Sea/Ocean lovers/Divers who visit the island of Borneo would come to enjoy the islands of Tunku Abdul Rahman National Park. Situated just off the west shore of Kota Kinabalu in Sabah, the five emerald isles that comprise this park are fringed with white sandy beaches, surrounded by the sparkling aqua waters of the South China Sea. The islands’ offshore reefs are filled with exotic corals and sponges and abound in tropical marine life. The islands are easily accessible, and each of the five possesses its own particular charms. Another diver’s paradise is the Pulau Sipadan. Acknowledged as one of the best diving and unique spots in Southeast Asia, Pulau Sipadan is located off the small coastal town of Semporna on Sabah’s eastern coast. Myriad of colourful tropical fish swim in the warm water near the surface whereas huge groupers nose about.
- Festivals are one of Borneo’s tourist programs.
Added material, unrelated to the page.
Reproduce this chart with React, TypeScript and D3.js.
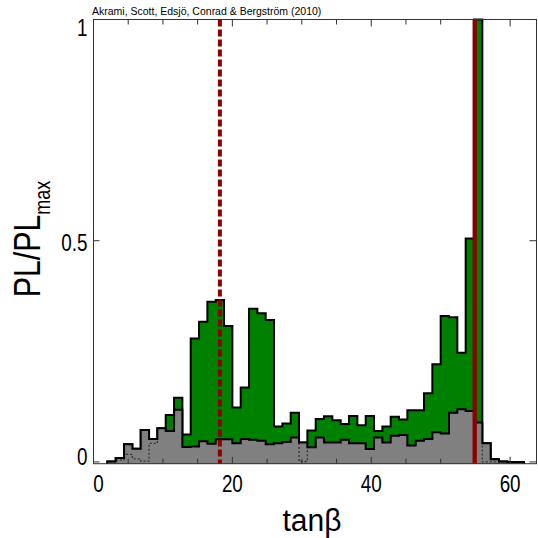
import React from 'react';
import * as d3 from 'd3';

// tanβ histogram: 50 bins of width 1.2 from 2 to 62
const BIN_START = 2;
const BIN_WIDTH = 1.2;

// Profile likelihood (green)
const profileLikelihood = [
  0.001, 0.009, 0.040, 0.030, 0.072, 0.052, 0.076, 0.106, 0.145, 0.062,
  0.279, 0.317, 0.362, 0.366, 0.307, 0.123, 0.168, 0.346, 0.336, 0.321,
  0.080, 0.087, 0.111, 0.044, 0.071, 0.097, 0.103, 0.094, 0.086, 0.104,
  0.083, 0.104, 0.070, 0.080, 0.102, 0.096, 0.117, 0.117, 0.155, 0.221,
  0.330, 0.327, 0.247, 0.505, 1.000, 0.042, 0.006, 0.001, 0, 0,
];

// Marginal posterior (grey)
const posterior = [
  0.001, 0.009, 0.040, 0.030, 0.072, 0.052, 0.076, 0.070, 0.118, 0.034,
  0.035, 0.047, 0.041, 0.051, 0.051, 0.042, 0.052, 0.050, 0.048, 0.040,
  0.042, 0.045, 0.055, 0.044, 0.033, 0.055, 0.044, 0.044, 0.050, 0.042,
  0.042, 0.029, 0.055, 0.044, 0.059, 0.061, 0.037, 0.048, 0.052, 0.067,
  0.064, 0.111, 0.119, 0.115, 0.089, 0.042, 0.006, 0.001, 0, 0,
];

// Dotted histogram
const dottedSeries = [
  0, 0.004, 0.017, 0.007, 0.002, 0.042, 0.076, 0.070, 0.118, 0.034,
  0.035, 0.047, 0.041, 0.051, 0.051, 0.042, 0.052, 0.050, 0.048, 0.040,
  0.042, 0.045, 0.055, 0.001, 0.033, 0.055, 0.044, 0.044, 0.050, 0.042,
  0.042, 0.029, 0.055, 0.044, 0.059, 0.061, 0.037, 0.048, 0.052, 0.067,
  0.064, 0.111, 0.119, 0.115, 0.089, 0, 0, 0, 0, 0,
];

const posteriorMean = 18.2;
const bestFit = 54.9;

const xTicksMinor = [5, 10, 15, 25, 30, 35, 45, 50, 55];
const xTicksMajor = [0, 20, 40, 60];
const yTicks = [0, 0.5, 1];
const yTickLabels = ['0', '0.5', '1'];

const W = 538;
const H = 538;
const LEFT = 93.5;
const RIGHT = 536.5;
const TOP = 19.5;
const BOTTOM = 463.7;
const Y_MIN = -0.004;
const NARROW = 0.82;

const FONT = "'Liberation Sans', Arial, Helvetica, sans-serif";

function NText(props: {
  x: number;
  y: number;
  size: number;
  anchor?: string;
  children: React.ReactNode;
}) {
  return (
    <text
      transform={`translate(${props.x},${props.y}) scale(${NARROW},1)`}
      fontSize={props.size}
      textAnchor={props.anchor || 'start'}
      fill="#000"
    >
      {props.children}
    </text>
  );
}

export default function App() {
  const x = d3.scaleLinear().domain([0, 63.8]).range([LEFT, RIGHT]);
  const y = d3.scaleLinear().domain([Y_MIN, 1]).range([BOTTOM, TOP]);

  const toPts = (vals: number[]) => {
    const end = BIN_START + vals.length * BIN_WIDTH;
    return [
      { x: BIN_START, v: Y_MIN },
      ...vals.map((v, i) => ({ x: BIN_START + i * BIN_WIDTH, v })),
      { x: end, v: vals[vals.length - 1] },
      { x: end, v: Y_MIN },
    ];
  };
  const line = d3
    .line<{ x: number; v: number }>()
    .x((d) => x(d.x))
    .y((d) => y(d.v))
    .curve(d3.curveStepAfter);
  const area = d3
    .area<{ x: number; v: number }>()
    .x((d) => x(d.x))
    .y0(y(Y_MIN))
    .y1((d) => y(d.v))
    .curve(d3.curveStepAfter);

  const plPts = toPts(profileLikelihood);
  const postPts = toPts(posterior);
  const dotPts = toPts(dottedSeries);

  return (
    <svg
      width={W}
      height={H}
      style={{ position: 'absolute', left: 0, top: 0, background: '#fff' }}
      fontFamily={FONT}
    >
      <rect x={0} y={0} width={W} height={H} fill="#fff" />
      <text x={92} y={14.5} fontSize={10.5} fill="#000">
        Akrami, Scott, Edsjö, Conrad &amp; Bergström (2010)
      </text>

      {/* histograms */}
      <path d={area(plPts) || ''} fill="#008000" />
      <path d={line(plPts) || ''} fill="none" stroke="#000" strokeWidth={2} />
      <path d={area(postPts) || ''} fill="#808080" />
      <path
        d={line(dotPts) || ''}
        fill="none"
        stroke="#333"
        strokeWidth={1.3}
        strokeDasharray="2,2"
      />
      <path d={line(postPts) || ''} fill="none" stroke="#000" strokeWidth={2} />

      {/* reference lines */}
      <line
        x1={x(posteriorMean)}
        x2={x(posteriorMean)}
        y1={TOP}
        y2={BOTTOM}
        stroke="#8b0000"
        strokeWidth={4}
        strokeDasharray="7,3"
      />
      <line
        x1={x(bestFit)}
        x2={x(bestFit)}
        y1={TOP}
        y2={BOTTOM}
        stroke="#8b0000"
        strokeWidth={4.3}
      />

      {/* frame */}
      <rect
        x={LEFT}
        y={TOP}
        width={RIGHT - LEFT}
        height={BOTTOM - TOP}
        fill="none"
        stroke="#333"
        strokeWidth={1}
      />

      {/* x ticks */}
      {xTicksMinor.map((t) => (
        <g key={'mi' + t} stroke="#333" strokeWidth={1}>
          <line x1={x(t)} x2={x(t)} y1={TOP} y2={TOP + 5} />
          <line x1={x(t)} x2={x(t)} y1={BOTTOM} y2={BOTTOM - 5} />
        </g>
      ))}
      {xTicksMajor.map((t) => (
        <g key={'ma' + t} stroke="#333" strokeWidth={1}>
          <line x1={x(t)} x2={x(t)} y1={TOP} y2={TOP + 7} />
          <line x1={x(t)} x2={x(t)} y1={BOTTOM} y2={BOTTOM - 7} />
        </g>
      ))}
      {xTicksMajor.map((t) => (
        <NText key={'xl' + t} x={x(t) + (t === 0 ? 5 : 0)} y={491.5} size={23} anchor="middle">
          {t}
        </NText>
      ))}

      {/* y ticks */}
      {yTicks.map((t) => (
        <g key={'yt' + t} stroke="#333" strokeWidth={1}>
          <line x1={LEFT} x2={LEFT + 6} y1={y(t)} y2={y(t)} />
          <line x1={RIGHT} x2={RIGHT - 7} y1={y(t)} y2={y(t)} />
        </g>
      ))}
      {yTicks.map((t, i) => {
        const base = t === 1 ? 36 : t === 0 ? 464.7 : y(t) + 10;
        return (
          <NText key={'yl' + t} x={87.5} y={base} size={23} anchor="end">
            {yTickLabels[i]}
          </NText>
        );
      })}

      {/* axis titles */}
      <text
        x={312}
        y={531}
        fontSize={31}
        textAnchor="middle"
        fill="#000"
        textLength={59}
        lengthAdjust="spacingAndGlyphs"
      >
        tanβ
      </text>
      <text
        transform={`translate(40,239) rotate(-90) scale(${NARROW},1)`}
        fontSize={37}
        textAnchor="middle"
        fill="#000"
      >
        PL/PL
        <tspan fontSize={22} dy={10}>
          max
        </tspan>
      </text>
    </svg>
  );
}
From Borneo’s rainforests, look up and be dazzled by another spectacular sight. Once a year, see the launch (quite literally) of the fifth Borneo International Kite Festival. The extravaganza attracts thousands of visitors who can sign up to compete in the numerous kite flying and kite making competitions. Keep 30th September to 3rd October, 2010 in your diary as the time when you must be in Bintulu, Sarawak to see some of the most colourful, intriguing and strange looking kites from around the world.
- Environmentally Aware Borneo is another name that tourists are aware off and environmentally awareness is definitely on the increase. One of the universities in Borneo is even offering a program on this and is attended by many international students. So you can kick back in your luxury eco-villa without having to worry too much about offsetting your carbon emissions.
- Golf Lovers, well now you don’t have to sweat in the heat whilst playing golf in Asian countries. Sitting on the mountain plateau, 1,000 meters above sea level, on the Penrissen Range amongst the world’s oldest and second largest rainforest, Borneo Highlands Resort in Sarawak offers a myriad of attractions, from the enchanting Jungle Spa to the spectacular Hornbill Golf Course. Bask to Nature, back to basic is their logo and that is true the only restaurant on the resort only offer organic and vegetarian food. Yes, I have been there and the food is delicious even though I am a carnivore!
- Culture is what differentiates one country/state with the next. In Sabah there is the famous Mengkabong Water Village about some half an hour drive from Kota Kinabalu. This famous Mengkabong Water Village are populated by people whose houses are built on stilt and linked by a maze of rickety plank walks. An ever increasing population has seen the water village gradually expanding into the sea! However in Sarawak, the indigenous people are mostly living in the jungle in longhouses. Yes they are literally long houses! The longhouse I visited is the famous Annah Rais Longhouse in Kuching. It is a large & old Bidayuh Tribe’s Longhouse that houses over 80 families. Majority of them still live in a traditional way of longhouse’s living. It has 175 years old written history to date. Visitor may participate in our Longhouse Adventure Program, which include longhouse accommodation, traditional meals & tours to surrounding tropical rainforest in search for astonishing waterfalls & natural Hot Spring.
- Beaches of Borneo is another reason one must visit. They may not be as good as some of the Australian beaches but they certainly beat some of the European beaches by far. One of the best and worthwhile beaches is the Turtle Beach and Golden Beach, Similajau National Park, Sarawak. This park consists of 30 km of golden sand and cliffs with tropical wildlife all around and jungle streams, waterfalls and 185 species of bird and plenty of animals – including gibbons, macaques, turtles, wild boars and crocs. There are also other beaches not far from the main town area but they are medioca in my opinion.
10. Lastly and not in that order, the people in the island of Borneo. They range from Malays, Chinese, and Indians to the local indigenous people. They are the friendliest bunch of people I have ever met. You can now tell that I am a ‘Borneo’ lover by now. Generous and obliging and making sure you have a great time on their island. Language is not a barriers as most speak English and their other currency of communication is their ‘Great Big Smile’.